Proclamation of the Wedding. Verse 10 read, “Then I fell down at his feet to worship him, but he said to me, “You must not do that! I am a fellow servant with you and your brothers who hold to the testimony of Jesus.” ” Some think that John mistook the angel for Jesus so he fell down at his feet to worship him. Others think he was just too overwhelmed.

 

I can relate to that. My wife loves to tell the story of when she came home from her first ultrasound appointment with our girls. She came back to our apartment in Manhattan, walked right in the door and grabbed my face in her hands, and said “Its twins!” I just immediately fell down on the floor. I was just too excited.

 

I do not know why John fell down to worship the angel but I think the lesson here is that if a man like John can confuse worship experience with worshipping God we can too. Too often people choose churches not because of worship but worship experience. The difference is that the worship experience is for us and it involves our likes, dislikes, and preferences whereas worship belongs to God.

 

It is for God and has no room for our opinion. The worship experience is often mistaken for worshiping God because of how it makes us feel. Emotions in worship are good but without theological depth and doctrinal purity, they are as dangerous as tsunami waves.

 

Verse 10 ends with “the angel said, “Worship God.” ” I believe “worship God” here refers to worshiping God the Father, God the Son, and God the Holy Spirit, because of the context. However, then the angel said, “For the testimony of Jesus is the spirit of prophecy.”

 

Either that means the testimony that Jesus bore or the testimony borne to Jesus. Either way, the testimony of Jesus is the key to true worship. Worship that lacks the testimony of Jesus and the proclamation of it is not the worship God desires. This is why I asked what is worship, why do you worship, and whether you worship out of habit, cultural upbringing, or for some other reason.

 

For example, when my son, Asher, was very small, his grandparents took him on a road trip to Tennessee. When they returned, they said that Asher has weaponized the phrase “I love you” because he said, “I love you, grandma, I love you papa” non-stop.

 

Sometimes what we say and do loses its meaning and value because it is done without engaging our emotions, minds, and will. I do not believe God wants emotionless, mindless, and empty-of-will people who say the right thing and do the right thing without engaging their whole being. God wants true worshipers who are called to worship in spirit and truth.

 

The action step we can take is to examine what and why we worship, who and how we worship, and what we expect out of worship. The only thing we should expect from worship is whether it pleases God or not. Pleasing Him should satisfy our soul.

 

My appeal to you is, do not let worship merely be an emotional response to what you feel, a cultural response to what you are accustomed to, or a religious response to some ritual or spiritual obligations, but rather worship God in spirit and truth.

 

The illusion of worship is a lie that your worship experience matters as if worship is for you. True worship is for God. It makes God smile. It makes us, the bride of Christ, ready for the day when Jesus will come to take us home to be with Him forever. True worship will never cease so it prepares us for the eternal pleasure of God. Don’t let anything or anyone steal God’s worship— not even your opinion and preference. 

 

Study Questions


1.      What does “falling down” mean in Revelation 19:4? 

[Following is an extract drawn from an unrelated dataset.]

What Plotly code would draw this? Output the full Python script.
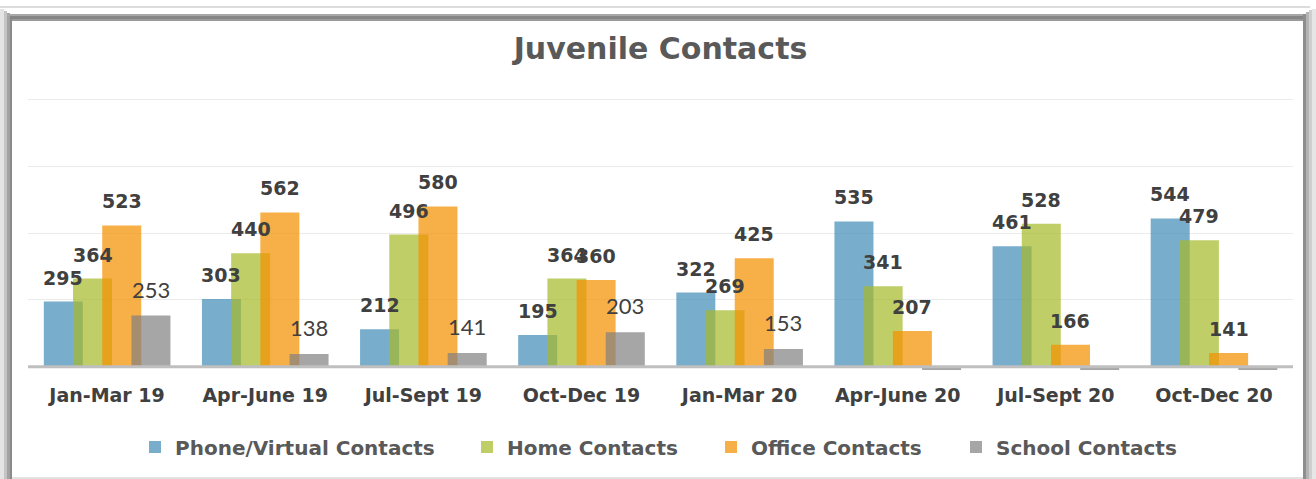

2.      Who is the bride in Revelation 19:7 and how has she made herself ready?

3.      What does “for the fine linen is the righteous deeds of the saints” mean in Revelation 19:8?

 

Deeper Study Questions


1.      How does worship in heaven challenge your rationale for worship?

2.      Do you worship with your whole being— that is emotions, mind, and will?

3.      How does your worship reveal reverence for God? 

4.      What do you expect from worship?